Will make short work of demo-ing those boulders.

ray hampton
09-22-2012, 11:49 AM
why not use the weather help with breaking the rocks , drill the holes and keep water in all of them , wait for freezing weather to expand the ice

charlie knighton
09-22-2012, 2:41 PM
some of the skills that they used in the mountains of Peru in 2000 BC would be helpful, see history channel

Greg R Bradley
09-22-2012, 6:13 PM
Rotary Hammer is almost certainly too large for your job.

We limit use of a 11245EVS to bits 1.25" and larger. The drilling face of a 1.25" hole is almost 3 times the size of a .75" hole. I'm also thinking granite may be harder to "hammer" than concrete that makes this problem larger.

A Rotary Hammer drills with the "hammer" part. It rotates to find the next spot to hammer and so the flutes can pull the waste from the hole. Pulling the waste from the hole is why you don't run water into a hole you are drilling. Even though it puts more energy into "hammering" than "rotating", binding a 25 pound drill motor in the hole can still damage your body pretty well. A 5" deep hole would help to minimize that but I don't think overheating is the problem. I think it overheats after the carbide is broken by too much "hammer". If you flush the hole with water, make sure you flow enough to not make mud to bind the bit.

Most 3/4" Rotary Hammer bits have two carbide cutting faces. The Bosch "wild bore" 3/4" has four carbide faces, which helps the bits to live when used in a typical SDS Max Rotary Hammer like my 11241EVS, which has less than half the impact energy of the 11245.
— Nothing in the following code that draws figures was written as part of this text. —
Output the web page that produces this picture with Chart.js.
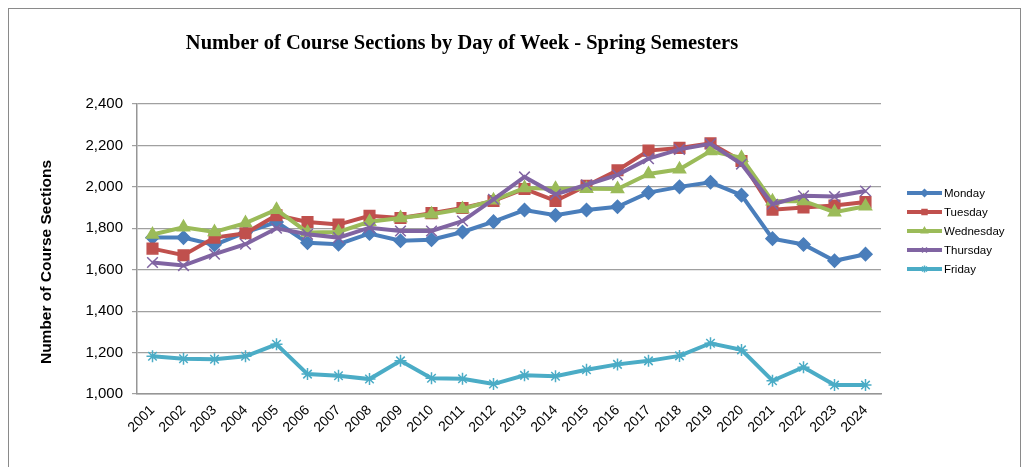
<!DOCTYPE html>
<html lang="en">
<head>
    <meta charset="UTF-8">
    <title>Number of Course Sections by Day of Week - Spring Semesters</title>
    <script src="https://cdn.jsdelivr.net/npm/chart.js"></script>
    <style>
        body { margin: 0; overflow: hidden; background: #fff; }
        #wrap { position: relative; width: 1026px; height: 467px; }
        #frame { position: absolute; left: 8px; top: 8px; width: 1011px; height: 520px; border: 1px solid #8a8a8a; }
    </style>
</head>
<body>
<div id="wrap">
    <div id="frame"></div>
    <canvas id="sectionsChart"></canvas>
</div>

<script>
    // years on the x axis
    const years = ["2001","2002","2003","2004","2005","2006","2007","2008","2009","2010","2011","2012",
                   "2013","2014","2015","2016","2017","2018","2019","2020","2021","2022","2023","2024"];

    // sections per weekday
    const monday    = [1755,1755,1720,1780,1830,1730,1723,1775,1740,1745,1782,1832,1888,1863,1888,1904,1972,2000,2022,1960,1750,1722,1643,1675];
    const tuesday   = [1702,1670,1755,1776,1863,1830,1818,1860,1850,1873,1898,1932,1990,1932,2005,2080,2175,2188,2210,2125,1890,1900,1910,1927];
    const wednesday = [1770,1805,1782,1825,1890,1780,1782,1832,1850,1868,1893,1935,1995,1991,1991,1990,2062,2085,2173,2140,1930,1932,1878,1906];
    const thursday  = [1635,1620,1675,1723,1800,1771,1755,1803,1787,1787,1835,1940,2048,1964,2010,2058,2136,2181,2208,2110,1916,1957,1953,1980];
    const friday    = [1182,1170,1168,1182,1240,1096,1088,1072,1160,1076,1074,1048,1090,1086,1117,1143,1160,1184,1245,1213,1064,1129,1043,1043];

    const dayNames = ["Monday","Tuesday","Wednesday","Thursday","Friday"];

    function series(label, data, color, style, radius, order) {
        return {
            label: label, data: data,
            borderColor: color, backgroundColor: color,
            pointBackgroundColor: color, pointBorderColor: color,
            borderWidth: 4, pointStyle: style, pointRadius: radius,
            pointBorderWidth: 1.5, tension: 0, fill: false, order: order
        };
    }

    // title, rotated axis title and legend drawn by hand
    const decor = {
        id: "decor",
        afterDraw(chart) {
            const ctx = chart.ctx;
            ctx.save();
            ctx.fillStyle = "#000";
            ctx.textAlign = "center";
            ctx.textBaseline = "middle";
            ctx.font = "bold 20.5px 'Liberation Serif', 'Times New Roman', serif";
            ctx.fillText("Number of Course Sections by Day of Week - Spring Semesters", 462, 44);

            ctx.save();
            ctx.translate(47, 262);
            ctx.rotate(-Math.PI / 2);
            ctx.font = "bold 15.5px 'Liberation Sans', Arial, sans-serif";
            ctx.fillText("Number of Course Sections", 0, 0);
            ctx.restore();

            // legend
            ctx.textAlign = "left";
            ctx.font = "11.5px 'Liberation Sans', Arial, sans-serif";
            chart.data.datasets.forEach((ds, i) => {
                const y = 193 + i * 19;
                ctx.strokeStyle = ds.borderColor;
                ctx.lineWidth = 4;
                ctx.beginPath();
                ctx.moveTo(907, y);
                ctx.lineTo(942, y);
                ctx.stroke();
                ctx.fillStyle = ds.borderColor;
                ctx.lineWidth = 1.5;
                Chart.helpers.drawPoint(ctx, { pointStyle: ds.pointStyle, radius: 3.5, rotation: 0, borderWidth: 1.5 }, 924.5, y);
                ctx.fillStyle = "#000";
                ctx.fillText(ds.label, 944, y + 1);
            });
            ctx.restore();
        }
    };

    new Chart(document.getElementById("sectionsChart"), {
        type: "line",
        data: {
            labels: years,
            datasets: [
                series(dayNames[0], monday,    "#4a7ebb", "rectRot",  6.5, 5),
                series(dayNames[1], tuesday,   "#c0504d", "rect",     7.5, 4),
                series(dayNames[2], wednesday, "#9bbb59", "triangle", 7,   3),
                series(dayNames[3], thursday,  "#8064a2", "crossRot", 7.5, 2),
                series(dayNames[4], friday,    "#4bacc6", "star",     6,   1)
            ]
        },
        options: {
            responsive: true,
            maintainAspectRatio: false,
            animation: false,
            layout: { padding: { top: 104, right: 145, bottom: 0, left: 0 } },
            plugins: {
                legend: { display: false },
                title: { display: false },
                tooltip: { enabled: false }
            },
            scales: {
                x: {
                    offset: true,
                    grid: { display: false, drawTicks: false },
                    border: { display: true, color: "#969696", width: 1.5 },
                    ticks: {
                        color: "#000", minRotation: 45, maxRotation: 45, padding: 8,
                        font: { family: "'Liberation Sans', Arial, sans-serif", size: 14 }
                    },
                    afterFit(scale) { scale.height = 73; }
                },
                y: {
                    min: 1000, max: 2400,
                    grid: { color: "#a0a0a0", lineWidth: 1.2, tickLength: 5 },
                    border: { display: true, color: "#969696", width: 1.5 },
                    ticks: {
                        stepSize: 200, color: "#000", padding: 9,
                        font: { family: "'Liberation Sans', Arial, sans-serif", size: 15 }
                    },
                    afterFit(scale) { scale.width = 137; }
                }
            }
        },
        plugins: [decor]
    });
</script>
</body>
</html>
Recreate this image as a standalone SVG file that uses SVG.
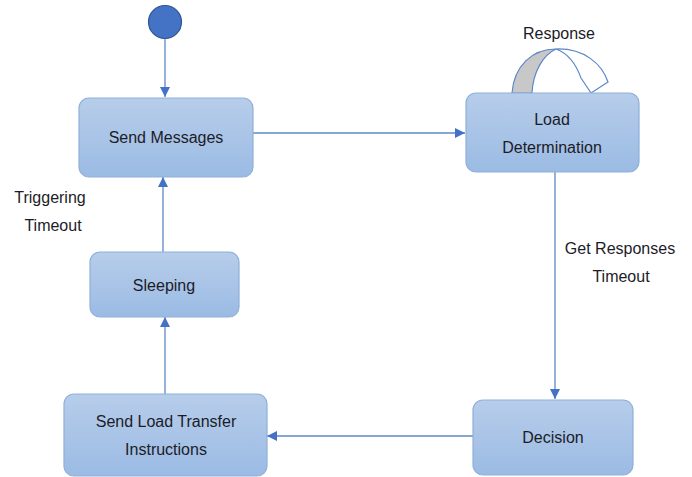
<svg xmlns="http://www.w3.org/2000/svg" width="692" height="477" viewBox="0 0 692 477">
<style>
.box{fill:url(#g);stroke:#8fb0da;stroke-width:1.2}
.t{font-family:"Liberation Sans",Arial,sans-serif;font-size:16px;fill:#1c1c28;text-anchor:middle}
.c{stroke:#5b87c9;stroke-width:1.3;fill:none;marker-end:url(#a)}
</style>
<defs>
<linearGradient id="g" x1="0" y1="0" x2="0" y2="1"><stop offset="0" stop-color="#b7cdea"/><stop offset="1" stop-color="#9bbbe4"/></linearGradient>
<marker id="a" viewBox="0 0 10 10" refX="10" refY="5" markerWidth="10" markerHeight="10" markerUnits="userSpaceOnUse" orient="auto"><path d="M0,0 L10,5 L0,10 z" fill="#4472c4"/></marker>
</defs>
<rect width="692" height="477" fill="#fff"/>
<g id="start"><circle cx="165" cy="22" r="16.5" fill="#4472c4" stroke="#2f5597" stroke-width="1.2"/></g>
<g id="connectors">
<line class="c" x1="165" y1="39" x2="165" y2="97"/>
<line class="c" x1="253" y1="133" x2="465" y2="133"/>
<line class="c" x1="555" y1="172" x2="555" y2="399"/>
<line class="c" x1="473" y1="436" x2="267" y2="436"/>
<line class="c" x1="165" y1="394" x2="165" y2="317"/>
<line class="c" x1="163" y1="252" x2="163" y2="177"/>
<g id="selfloop">
<path d="M512,93 C514,66 532,49 556,49 C543,55 533,72 532,93 Z" fill="#c8c8c8" stroke="#5b87c9" stroke-width="1.2"/>
<path d="M556,49 C584,48 602,64 608,82 L591,93 L581,78 C576,64 567,53 556,49 Z" fill="#fff" stroke="#5b87c9" stroke-width="1.2"/>
</g>
</g>
<g id="send-messages"><rect class="box" x="79" y="98" width="174" height="79" rx="10"/><text class="t" x="166" y="143">Send Messages</text></g>
<g id="load-determination"><rect class="box" x="466" y="93" width="173" height="79" rx="10"/><text class="t" x="552" y="125">Load</text><text class="t" x="552" y="153">Determination</text></g>
<g id="decision"><rect class="box" x="473" y="400" width="160" height="75" rx="10"/><text class="t" x="553" y="443">Decision</text></g>
<g id="send-load-transfer"><rect class="box" x="64" y="394" width="203" height="82" rx="10"/><text class="t" x="166" y="427">Send Load Transfer</text><text class="t" x="166" y="455">Instructions</text></g>
<g id="sleeping"><rect class="box" x="90" y="252" width="149" height="65" rx="10"/><text class="t" x="164" y="291">Sleeping</text></g>
<g id="labels">
<text class="t" x="50" y="203">Triggering</text>
<text class="t" x="53" y="231">Timeout</text>
<text class="t" x="620" y="254">Get Responses</text>
<text class="t" x="621" y="282">Timeout</text>
<text class="t" x="559" y="39">Response</text>
</g>
</svg>
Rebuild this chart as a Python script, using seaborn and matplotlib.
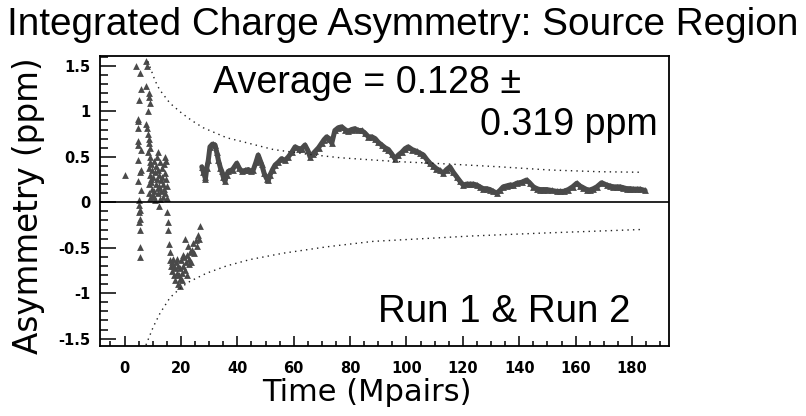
import matplotlib
matplotlib.use("Agg")
import matplotlib.pyplot as plt
from matplotlib.ticker import MultipleLocator, FormatStrFormatter
import seaborn as sns

# --- data ---
# lone early point and the two vertical columns at the start
first_t = [0.2]
first_v = [0.30]

col1_t = [4.0, 5.6, 5.9, 5.1, 4.6, 4.8, 4.8, 4.6, 4.9, 5.7,
          4.8, 5.7, 5.5, 4.8, 5.7, 5.3, 5.3, 5.6, 5.3, 5.6,
          5.3, 5.5, 5.4, 5.4]
col1_v = [1.50, 1.42, 1.25, 1.13, 0.92, 0.89, 0.82, 0.67, 0.63, 0.58,
          0.47, 0.36, 0.33, 0.23, 0.14, 0.02, -0.03, -0.08, -0.11, -0.18,
          -0.22, -0.30, -0.49, -0.60]

col2_t = [7.7, 7.9, 7.6, 8.7, 8.8, 9.0, 8.2, 7.6, 7.8, 8.5,
          8.8, 8.6, 8.9, 8.3, 8.9, 9.1]
col2_v = [1.55, 1.50, 1.28, 1.20, 1.16, 1.09, 1.00, 0.86, 0.82, 0.75,
          0.70, 0.65, 0.60, 0.55, 0.50, 0.44]

# dense clump just above zero
clump_t = [8.6, 8.7, 8.8, 9.0, 9.2, 9.4, 9.5, 9.7, 9.9, 10.0,
           10.2, 10.4, 10.5, 10.7, 10.9, 11.0, 11.2, 11.4, 11.5, 11.7,
           11.9, 12.0, 12.2, 12.4, 12.5, 12.7, 12.9, 13.0, 13.2, 13.4,
           13.5, 13.7, 13.9, 14.0, 14.2, 14.4, 14.5, 14.7, 14.9, 15.0,
           12.3, 11.8, 14.6, 10.3, 9.3]
clump_v = [0.20, 0.38, 0.10, 0.30, 0.05, 0.42, 0.22, 0.15, 0.35, 0.08,
           0.28, 0.45, 0.12, 0.33, 0.02, 0.40, 0.20, 0.50, 0.26, 0.10,
           0.36, 0.55, 0.18, 0.30, 0.04, 0.44, 0.24, 0.12, 0.38, 0.28,
           0.06, 0.20, 0.42, 0.15, 0.32, 0.50, 0.10, 0.26, 0.05, 0.18,
           -0.04, 0.16, 0.45, 0.06, 0.26]

# negative excursion around 20 Mpairs
dip_t = [15.0, 15.5, 15.5, 15.7, 16.0, 16.2, 16.5, 16.8, 17.0, 17.3,
         17.5, 17.8, 18.0, 18.2, 18.5, 18.8, 19.0, 19.3, 19.5, 19.8,
         20.0, 20.3, 20.5, 20.8, 21.0, 21.3, 21.5, 21.8, 22.0, 22.3,
         22.5, 22.8, 23.0, 23.3, 23.6, 24.0, 24.4, 24.8, 25.2, 25.6,
         26.0, 26.4, 26.8, 17.2, 18.6, 20.6, 19.6]
dip_v = [-0.11, -0.22, -0.30, -0.46, -0.55, -0.63, -0.70, -0.66, -0.76, -0.70,
         -0.80, -0.72, -0.85, -0.66, -0.78, -0.70, -0.90, -0.80, -0.72, -0.92,
         -0.64, -0.78, -0.86, -0.70, -0.60, -0.74, -0.40, -0.66, -0.80, -0.58,
         -0.48, -0.68, -0.62, -0.55, -0.66, -0.52, -0.45, -0.56, -0.42, -0.48,
         -0.36, -0.40, -0.26, -0.62, -0.62, -0.58, -0.84]

# running asymmetry after ~27 Mpairs
band_t = [27.4, 28.0, 28.5, 28.7, 29.2, 29.7, 30.3, 31.2, 32.1, 32.7,
          33.3, 34.0, 34.5, 35.0, 35.6, 36.2, 36.8, 38.3, 39.8, 40.6,
          41.5, 42.7, 43.9, 44.8, 45.7, 46.6, 47.4, 48.0, 48.6, 49.5,
          50.4, 51.0, 51.6, 52.5, 53.4, 54.5, 55.7, 56.9, 58.1, 59.3,
          60.5, 61.7, 62.8, 64.0, 65.0, 65.8, 66.7, 67.6, 68.8, 69.9,
          70.8, 71.7, 72.6, 73.5, 74.6, 75.8, 77.0, 78.2, 79.3, 80.5,
          81.7, 82.9, 84.1, 85.3, 86.5, 87.7, 88.9, 90.0, 91.2, 92.4,
          93.6, 94.8, 95.9, 97.1, 98.3, 99.5, 100.6, 102.0, 103.6, 104.8,
          106.0, 107.2, 108.3, 109.5, 110.6, 111.8, 113.0, 114.2, 115.4, 116.6,
          117.8, 119.0, 120.1, 121.3, 122.5, 123.7, 124.9, 126.0, 127.2, 128.4,
          129.6, 130.8, 132.0, 133.1, 134.3, 135.5, 136.7, 137.9, 139.1, 140.8,
          142.6, 143.8, 145.0, 146.2, 147.3, 148.5, 149.7, 151.5, 153.3, 154.5,
          155.7, 157.4, 158.9, 160.4, 161.5, 162.7, 163.9, 165.1, 166.3, 167.5,
          169.2, 171.0, 172.1, 173.3, 174.5, 175.7, 176.9, 178.1, 179.3, 180.5,
          181.6, 182.8, 184.6]
band_v = [0.39, 0.33, 0.28, 0.26, 0.38, 0.46, 0.61, 0.64, 0.63, 0.55,
          0.46, 0.38, 0.34, 0.28, 0.23, 0.30, 0.34, 0.36, 0.43, 0.38,
          0.34, 0.35, 0.36, 0.34, 0.36, 0.44, 0.52, 0.47, 0.42, 0.32,
          0.26, 0.24, 0.30, 0.36, 0.41, 0.44, 0.48, 0.46, 0.50, 0.55,
          0.61, 0.59, 0.59, 0.63, 0.57, 0.50, 0.53, 0.56, 0.60, 0.65,
          0.69, 0.72, 0.70, 0.65, 0.79, 0.82, 0.83, 0.80, 0.78, 0.80,
          0.81, 0.79, 0.79, 0.76, 0.72, 0.72, 0.70, 0.66, 0.63, 0.60,
          0.58, 0.53, 0.48, 0.52, 0.55, 0.59, 0.61, 0.58, 0.56, 0.54,
          0.52, 0.47, 0.43, 0.40, 0.37, 0.35, 0.32, 0.36, 0.39, 0.33,
          0.28, 0.23, 0.19, 0.20, 0.20, 0.20, 0.19, 0.17, 0.15, 0.15,
          0.14, 0.12, 0.10, 0.13, 0.17, 0.18, 0.19, 0.19, 0.21, 0.22,
          0.245, 0.21, 0.17, 0.15, 0.14, 0.14, 0.14, 0.13, 0.12, 0.12,
          0.12, 0.14, 0.17, 0.21, 0.18, 0.16, 0.14, 0.135, 0.15, 0.17,
          0.215, 0.19, 0.18, 0.17, 0.17, 0.17, 0.16, 0.15, 0.15, 0.145,
          0.145, 0.145, 0.13]

# dotted statistical envelope
env_up_t = [8.3, 10.8, 12.4, 16.1, 20.3, 23.8, 27.9, 36.2, 43.3, 52.8,
            64.6, 76.4, 88.2, 97.7, 115.4, 133.0, 150.8, 168.6, 183.4]
env_up_v = [1.55, 1.34, 1.24, 1.09, 0.98, 0.90, 0.82, 0.71, 0.655, 0.58,
            0.53, 0.49, 0.465, 0.446, 0.42, 0.39, 0.355, 0.336, 0.33]
env_lo_t = [7.6, 10.2, 12.6, 16.1, 20.3, 23.2, 29.1, 36.2, 44.5, 56.3,
            71.7, 88.2, 106.0, 123.7, 147.3, 165.1, 182.8]
env_lo_v = [-1.57, -1.37, -1.22, -1.05, -0.93, -0.87, -0.78, -0.70, -0.63, -0.56,
            -0.49, -0.43, -0.40, -0.37, -0.34, -0.32, -0.30]

avg_text = "Average = 0.128 \u00b1"
err_text = "0.319 ppm"
run_text = "Run 1 & Run 2"

# --- drawing ---
sns.set_style("white")
plt.rcParams["font.family"] = ["DejaVu Sans"]
plt.rcParams["text.color"] = "black"
plt.rcParams["xtick.color"] = "black"
plt.rcParams["ytick.color"] = "black"
helv = ["Liberation Sans", "DejaVu Sans"]

fig = plt.figure(figsize=(8.06, 4.16), dpi=100)
ax = fig.add_axes([100 / 806, 70 / 416, 569 / 806, 290 / 416])

pt_color = "#4a4a4a"
scatter_kw = dict(ax=ax, color=pt_color, marker="^", s=24, linewidth=0, legend=False)

sns.scatterplot(x=first_t, y=first_v, **scatter_kw)
sns.scatterplot(x=col1_t, y=col1_v, **scatter_kw)
sns.scatterplot(x=col2_t, y=col2_v, **scatter_kw)
sns.scatterplot(x=clump_t, y=clump_v, **scatter_kw)
sns.scatterplot(x=dip_t, y=dip_v, **scatter_kw)

sns.lineplot(x=band_t, y=band_v, ax=ax, color=pt_color, linewidth=3.6,
             solid_joinstyle="round", solid_capstyle="round")
sns.scatterplot(x=band_t, y=band_v, **scatter_kw)

sns.lineplot(x=env_up_t, y=env_up_v, ax=ax, color="#222222", linewidth=1.0,
             linestyle=(0, (1, 3)))
sns.lineplot(x=env_lo_t, y=env_lo_v, ax=ax, color="#222222", linewidth=1.0,
             linestyle=(0, (1, 3)))

ax.axhline(0, color="black", linewidth=1.2, zorder=1)

ax.set_xlim(-8.7, 193.1)
ax.set_ylim(-1.581, 1.609)

ax.xaxis.set_major_locator(MultipleLocator(20))
ax.xaxis.set_minor_locator(MultipleLocator(5))
ax.yaxis.set_major_locator(MultipleLocator(0.5))
ax.yaxis.set_minor_locator(MultipleLocator(0.1))
ax.yaxis.set_major_formatter(FormatStrFormatter("%g"))

ax.tick_params(axis="both", which="both", direction="in", color="black",
               labelcolor="black", width=1.1,
               top=False, right=False, bottom=True, left=True)
ax.tick_params(axis="x", which="major", length=7, pad=10.5)
ax.tick_params(axis="x", which="minor", length=3.6)
ax.tick_params(axis="y", which="major", length=11.5, pad=7)
ax.tick_params(axis="y", which="minor", length=5.8)
for lab in ax.get_xticklabels() + ax.get_yticklabels():
    lab.set_fontweight("bold")
    lab.set_fontsize(10.5)

for sp in ax.spines.values():
    sp.set_visible(True)
    sp.set_color("black")
    sp.set_linewidth(1.3)

ax.set_xlabel("")
ax.set_ylabel("")

fig.text(0.5, 1 - 35 / 416, "Integrated Charge Asymmetry: Source Region",
         ha="center", va="baseline", fontsize=27.9, family=helv, color="black")
fig.text(366.7 / 806, 1 - 401 / 416, "Time (Mpairs)",
         ha="center", va="baseline", fontsize=22, color="black")
fig.text(29 / 806, 1 - 206 / 416, "Asymmetry (ppm)", rotation=90,
         ha="center", va="center", fontsize=23.5, color="black")

fig.text(213 / 806, 1 - 93 / 416, avg_text, ha="left", va="baseline",
         fontsize=27.1, family=helv, color="black")
fig.text(658 / 806, 1 - 135 / 416, err_text, ha="right", va="baseline",
         fontsize=27.1, family=helv, color="black")
fig.text(630 / 806, 1 - 321.7 / 416, run_text, ha="right", va="baseline",
         fontsize=27.7, family=helv, color="black")

fig.savefig("out.png", dpi=100)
The Makita 711505A seems to drill some items really well but they are hard to find at a reasonable price. I paid less than $20 for the ones I have but most vendors are trying to get $45-60 for them. Dewalt makes garbage for regular drill bits but their SDS-Max bits work really well for some uses. They have a very flat heavy piece of carbide the full width with just a small center tip to keep the hole centered. Those three brands are ALL made in Germany. You may want to experiment with different bits and different drills to find out what works well for your specific use. That is why we keep several different sizes of Rotary Hammers and a half dozen different brands and models of bits on hand.

Try a new bit and drill just a little bit and then look at the bit to see if it is chipping or wearing. If it is chipping, that is too much impact power or too small a hole.

I would try a smaller rotary hammer, several different bits, or drill larger holes.

Caveat: virtually all my experience is concrete, which has granite rocks in it, but may be a bit different. I've heard rumors that pink granite can be really hard to drill, black is easy, and grey is somewhere in the middle.

Belinda Williamson
09-23-2012, 7:25 AM
You can get core bits in the 70 to 80 dollar range from companies like Braxton Bragg or Gran Quartz. Cutting wet and keeping the hole flooded will greatly extend your bit life.

Rich Fennessey
09-23-2012, 8:23 AM
I don't normally look beyond the CNC/Sign making threads but noticed your post as recent activity on the main page. This topic is near and dear to my heart. I've removed a lot of granite in my back yard and have split boulders. No matter how you do it, it is laborious and/or expensive. I have a 1970's Atlas Copco Supra Cobra drill/jack hammer, it is a predecessor of the Pionjar 120. It uses a standard 1 3/8" diameter bit and it blows air through it to keep the hole clear (probably enhances cooling too). You definitely want a mask when using this for drilling. With a switch of a lever, it becomes a jack hammer. It is also powered by a 2 cycle engine. I had bought mine used for $1400 back in 2000. It doesn't run great now but makes it through 4 holes before quitting. Here is an advertisement for the Pionjar which is a newer version from what I have: http://www.maystrailequipment.com/pages/pionjar.html Last I was looking at them, they were $3600 minimum new. Later I bought a used SDS Max Bosch hammer drill. That was handy for smaller and/or horizontal work. I have wedge and feathers all the way from 1/2" to 1 3/8" and have in excess of $2K invested in rock breaking. I joked with my friends that I was practicing for prison.

Here are some pictures of knocking some granite out. The key is to start a hole so you don't have the ground compressing the rock. You also try to read the grain so you split down the most optimal line. Concrete is very soft compared to granite.

241645241646241647241648

Bill Cunningham
09-23-2012, 8:11 PM
If you can't buy dynamite in the U.S anymore, then black powder in the hole will work. Start small and work up til it splits..

Mark P. Miller
09-26-2012, 1:05 AM
I don't post often, but I thought this was an interesting and informative thread. It made me go check out the MSDS for Dexpan, and I don't necessarily see anything that's terribly alarming. Any MSDS experts able to chime in?